• _Directive_:
Return exactly, and only, the lines from the one holding "Clone this chart in matplotlib." through the one holding "plt.rcParams['font.family'] = ['Liberation", both included; the pictures stay out.

--- Listed records ---

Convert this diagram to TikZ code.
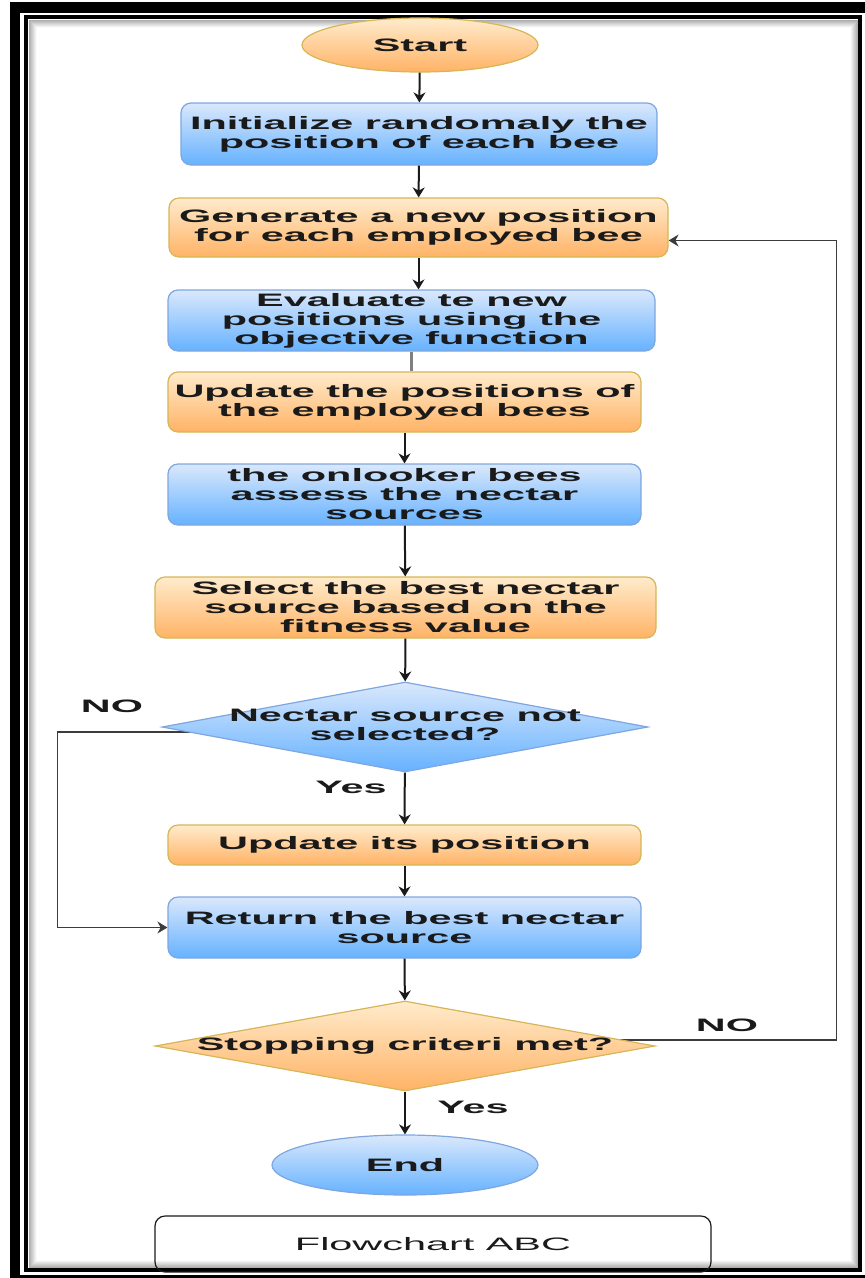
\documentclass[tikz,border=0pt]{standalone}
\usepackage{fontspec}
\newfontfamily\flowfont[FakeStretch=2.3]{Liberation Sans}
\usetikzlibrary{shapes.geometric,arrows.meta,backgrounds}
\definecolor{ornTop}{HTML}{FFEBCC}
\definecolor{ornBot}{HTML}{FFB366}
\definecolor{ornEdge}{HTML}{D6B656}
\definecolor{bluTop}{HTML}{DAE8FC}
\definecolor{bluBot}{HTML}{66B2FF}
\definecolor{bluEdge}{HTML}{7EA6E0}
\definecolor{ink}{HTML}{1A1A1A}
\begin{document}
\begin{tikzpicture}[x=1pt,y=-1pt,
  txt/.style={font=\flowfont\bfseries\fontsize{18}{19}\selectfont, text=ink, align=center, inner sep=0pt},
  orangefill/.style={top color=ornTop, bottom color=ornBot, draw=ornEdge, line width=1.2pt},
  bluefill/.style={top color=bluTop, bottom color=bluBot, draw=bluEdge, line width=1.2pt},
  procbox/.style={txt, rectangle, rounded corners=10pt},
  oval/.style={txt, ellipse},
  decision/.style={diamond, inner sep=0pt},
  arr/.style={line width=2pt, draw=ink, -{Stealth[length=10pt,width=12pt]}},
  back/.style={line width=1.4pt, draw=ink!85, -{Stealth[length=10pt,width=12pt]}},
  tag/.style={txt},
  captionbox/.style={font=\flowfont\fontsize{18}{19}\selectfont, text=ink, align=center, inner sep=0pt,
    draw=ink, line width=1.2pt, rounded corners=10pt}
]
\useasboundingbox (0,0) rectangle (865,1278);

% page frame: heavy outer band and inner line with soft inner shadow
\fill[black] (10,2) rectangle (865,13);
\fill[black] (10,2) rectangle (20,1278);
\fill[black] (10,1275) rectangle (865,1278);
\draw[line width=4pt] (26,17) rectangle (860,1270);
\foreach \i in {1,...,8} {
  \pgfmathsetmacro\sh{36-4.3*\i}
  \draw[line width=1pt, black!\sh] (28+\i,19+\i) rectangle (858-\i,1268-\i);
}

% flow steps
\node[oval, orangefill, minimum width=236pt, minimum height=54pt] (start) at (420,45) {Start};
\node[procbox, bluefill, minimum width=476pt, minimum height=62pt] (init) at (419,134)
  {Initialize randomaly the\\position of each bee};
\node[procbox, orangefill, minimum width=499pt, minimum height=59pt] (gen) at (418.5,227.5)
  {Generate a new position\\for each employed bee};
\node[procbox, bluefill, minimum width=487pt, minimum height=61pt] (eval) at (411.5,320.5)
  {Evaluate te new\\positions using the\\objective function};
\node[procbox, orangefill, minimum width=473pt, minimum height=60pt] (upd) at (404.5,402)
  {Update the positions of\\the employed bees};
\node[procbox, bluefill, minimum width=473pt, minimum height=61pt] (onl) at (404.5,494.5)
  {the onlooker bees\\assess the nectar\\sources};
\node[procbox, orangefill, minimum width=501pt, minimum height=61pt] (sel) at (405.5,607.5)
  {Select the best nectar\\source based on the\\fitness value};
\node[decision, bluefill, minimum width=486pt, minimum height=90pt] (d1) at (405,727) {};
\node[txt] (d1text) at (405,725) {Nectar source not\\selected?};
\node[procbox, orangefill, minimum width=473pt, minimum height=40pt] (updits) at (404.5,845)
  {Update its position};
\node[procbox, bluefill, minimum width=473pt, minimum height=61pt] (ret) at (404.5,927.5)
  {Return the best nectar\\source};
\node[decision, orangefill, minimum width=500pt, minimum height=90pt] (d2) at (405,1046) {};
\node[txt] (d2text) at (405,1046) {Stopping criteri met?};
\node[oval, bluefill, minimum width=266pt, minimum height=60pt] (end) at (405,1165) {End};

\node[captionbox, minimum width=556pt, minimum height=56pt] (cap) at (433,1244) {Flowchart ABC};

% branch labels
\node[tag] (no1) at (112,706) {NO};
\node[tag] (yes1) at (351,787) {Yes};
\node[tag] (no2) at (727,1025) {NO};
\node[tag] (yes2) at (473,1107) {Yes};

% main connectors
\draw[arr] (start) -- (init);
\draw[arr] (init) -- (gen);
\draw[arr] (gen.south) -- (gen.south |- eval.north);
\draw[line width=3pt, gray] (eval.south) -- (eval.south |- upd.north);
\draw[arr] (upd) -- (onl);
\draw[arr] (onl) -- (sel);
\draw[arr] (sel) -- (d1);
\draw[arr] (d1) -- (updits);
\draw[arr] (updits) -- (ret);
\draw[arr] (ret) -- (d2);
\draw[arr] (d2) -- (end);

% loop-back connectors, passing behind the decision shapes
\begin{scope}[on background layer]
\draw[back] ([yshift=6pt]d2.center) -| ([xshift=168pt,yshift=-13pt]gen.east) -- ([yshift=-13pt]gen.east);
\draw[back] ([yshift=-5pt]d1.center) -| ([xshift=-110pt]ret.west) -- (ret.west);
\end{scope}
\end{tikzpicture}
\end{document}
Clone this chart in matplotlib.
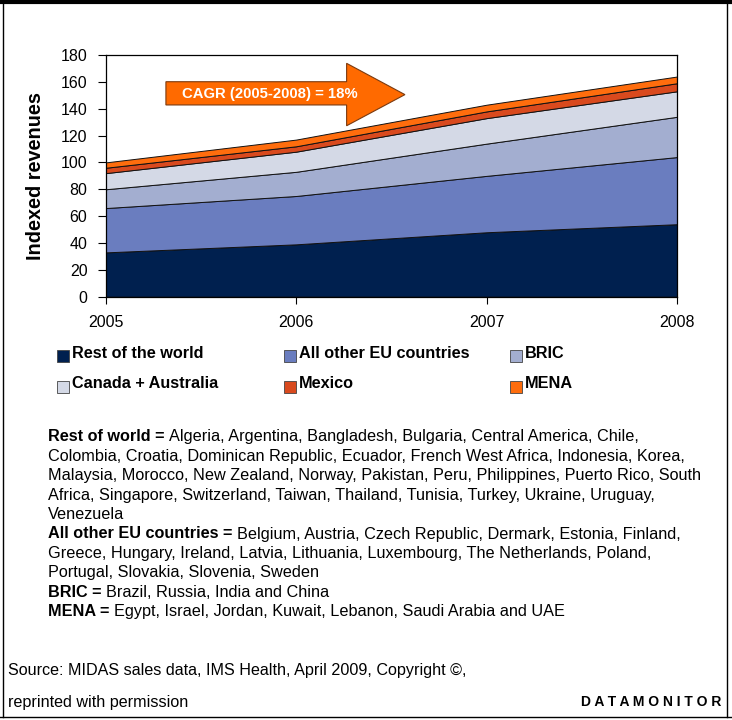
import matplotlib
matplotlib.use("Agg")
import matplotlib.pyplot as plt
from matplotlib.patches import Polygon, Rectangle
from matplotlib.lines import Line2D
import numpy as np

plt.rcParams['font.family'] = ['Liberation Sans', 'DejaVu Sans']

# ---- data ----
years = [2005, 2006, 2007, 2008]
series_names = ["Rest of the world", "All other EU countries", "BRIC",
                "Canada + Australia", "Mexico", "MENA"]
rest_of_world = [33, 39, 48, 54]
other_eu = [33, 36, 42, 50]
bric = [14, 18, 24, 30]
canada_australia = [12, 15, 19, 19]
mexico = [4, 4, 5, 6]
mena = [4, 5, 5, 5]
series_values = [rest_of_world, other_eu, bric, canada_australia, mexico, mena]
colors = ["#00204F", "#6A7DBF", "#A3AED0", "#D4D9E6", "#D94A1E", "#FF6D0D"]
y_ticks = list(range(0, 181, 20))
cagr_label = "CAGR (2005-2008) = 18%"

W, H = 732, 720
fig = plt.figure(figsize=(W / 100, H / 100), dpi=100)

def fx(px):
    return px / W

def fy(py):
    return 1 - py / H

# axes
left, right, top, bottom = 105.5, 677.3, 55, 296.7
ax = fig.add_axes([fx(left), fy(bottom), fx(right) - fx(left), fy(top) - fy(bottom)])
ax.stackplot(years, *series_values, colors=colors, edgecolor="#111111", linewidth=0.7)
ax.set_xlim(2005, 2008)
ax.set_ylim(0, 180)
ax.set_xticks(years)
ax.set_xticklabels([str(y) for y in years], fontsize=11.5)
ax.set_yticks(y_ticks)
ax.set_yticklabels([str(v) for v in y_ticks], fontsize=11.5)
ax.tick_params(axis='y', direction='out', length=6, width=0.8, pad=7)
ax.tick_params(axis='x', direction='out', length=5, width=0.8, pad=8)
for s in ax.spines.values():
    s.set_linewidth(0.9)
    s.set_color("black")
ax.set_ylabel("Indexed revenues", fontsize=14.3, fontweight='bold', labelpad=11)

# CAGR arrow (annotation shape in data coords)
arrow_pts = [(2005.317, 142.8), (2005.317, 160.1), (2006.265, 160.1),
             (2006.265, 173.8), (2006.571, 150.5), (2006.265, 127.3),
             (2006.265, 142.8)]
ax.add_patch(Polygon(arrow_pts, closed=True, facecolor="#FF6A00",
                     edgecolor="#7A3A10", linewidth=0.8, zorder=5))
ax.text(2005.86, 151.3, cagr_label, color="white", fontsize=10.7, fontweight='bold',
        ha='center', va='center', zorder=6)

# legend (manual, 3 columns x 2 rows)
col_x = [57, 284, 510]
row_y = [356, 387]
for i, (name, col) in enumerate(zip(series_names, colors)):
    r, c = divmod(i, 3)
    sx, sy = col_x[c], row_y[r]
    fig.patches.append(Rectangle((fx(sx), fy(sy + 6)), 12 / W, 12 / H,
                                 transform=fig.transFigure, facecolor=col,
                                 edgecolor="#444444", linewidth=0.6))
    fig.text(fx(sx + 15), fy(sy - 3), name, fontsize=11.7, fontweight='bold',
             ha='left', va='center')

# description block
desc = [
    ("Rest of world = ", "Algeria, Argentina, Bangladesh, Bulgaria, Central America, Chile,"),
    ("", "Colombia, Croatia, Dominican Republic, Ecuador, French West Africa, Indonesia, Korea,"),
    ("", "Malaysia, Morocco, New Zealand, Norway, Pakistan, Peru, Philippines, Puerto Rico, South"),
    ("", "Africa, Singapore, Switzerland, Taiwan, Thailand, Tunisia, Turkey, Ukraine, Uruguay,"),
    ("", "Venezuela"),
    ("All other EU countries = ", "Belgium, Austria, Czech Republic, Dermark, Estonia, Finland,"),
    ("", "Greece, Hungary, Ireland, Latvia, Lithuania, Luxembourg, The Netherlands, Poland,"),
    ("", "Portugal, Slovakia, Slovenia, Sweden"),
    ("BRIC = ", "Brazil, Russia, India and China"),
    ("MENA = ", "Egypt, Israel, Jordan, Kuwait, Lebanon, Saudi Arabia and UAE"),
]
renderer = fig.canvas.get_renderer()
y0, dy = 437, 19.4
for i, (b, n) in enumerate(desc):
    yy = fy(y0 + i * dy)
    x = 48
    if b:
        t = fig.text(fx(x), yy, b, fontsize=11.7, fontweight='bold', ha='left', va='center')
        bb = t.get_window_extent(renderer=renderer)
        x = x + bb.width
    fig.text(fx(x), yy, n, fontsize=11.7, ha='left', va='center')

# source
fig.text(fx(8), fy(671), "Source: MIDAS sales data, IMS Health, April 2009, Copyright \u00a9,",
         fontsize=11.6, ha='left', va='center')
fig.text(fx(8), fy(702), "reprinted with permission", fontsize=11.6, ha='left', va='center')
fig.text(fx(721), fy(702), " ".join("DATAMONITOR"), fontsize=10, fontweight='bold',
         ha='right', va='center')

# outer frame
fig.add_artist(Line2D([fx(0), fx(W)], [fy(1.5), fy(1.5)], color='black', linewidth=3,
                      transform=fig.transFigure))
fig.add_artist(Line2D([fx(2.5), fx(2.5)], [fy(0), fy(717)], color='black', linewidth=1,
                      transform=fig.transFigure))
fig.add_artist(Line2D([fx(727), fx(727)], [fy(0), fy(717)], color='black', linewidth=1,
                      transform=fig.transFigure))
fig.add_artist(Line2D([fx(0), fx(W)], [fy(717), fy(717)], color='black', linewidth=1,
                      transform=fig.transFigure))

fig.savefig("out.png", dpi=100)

---

• _Exercise response_:
Clone this chart in matplotlib.
import matplotlib
matplotlib.use("Agg")
import matplotlib.pyplot as plt
from matplotlib.patches import Polygon, Rectangle
from matplotlib.lines import Line2D
import numpy as np

plt.rcParams['font.family'] = ['Liberation Sans', 'DejaVu Sans']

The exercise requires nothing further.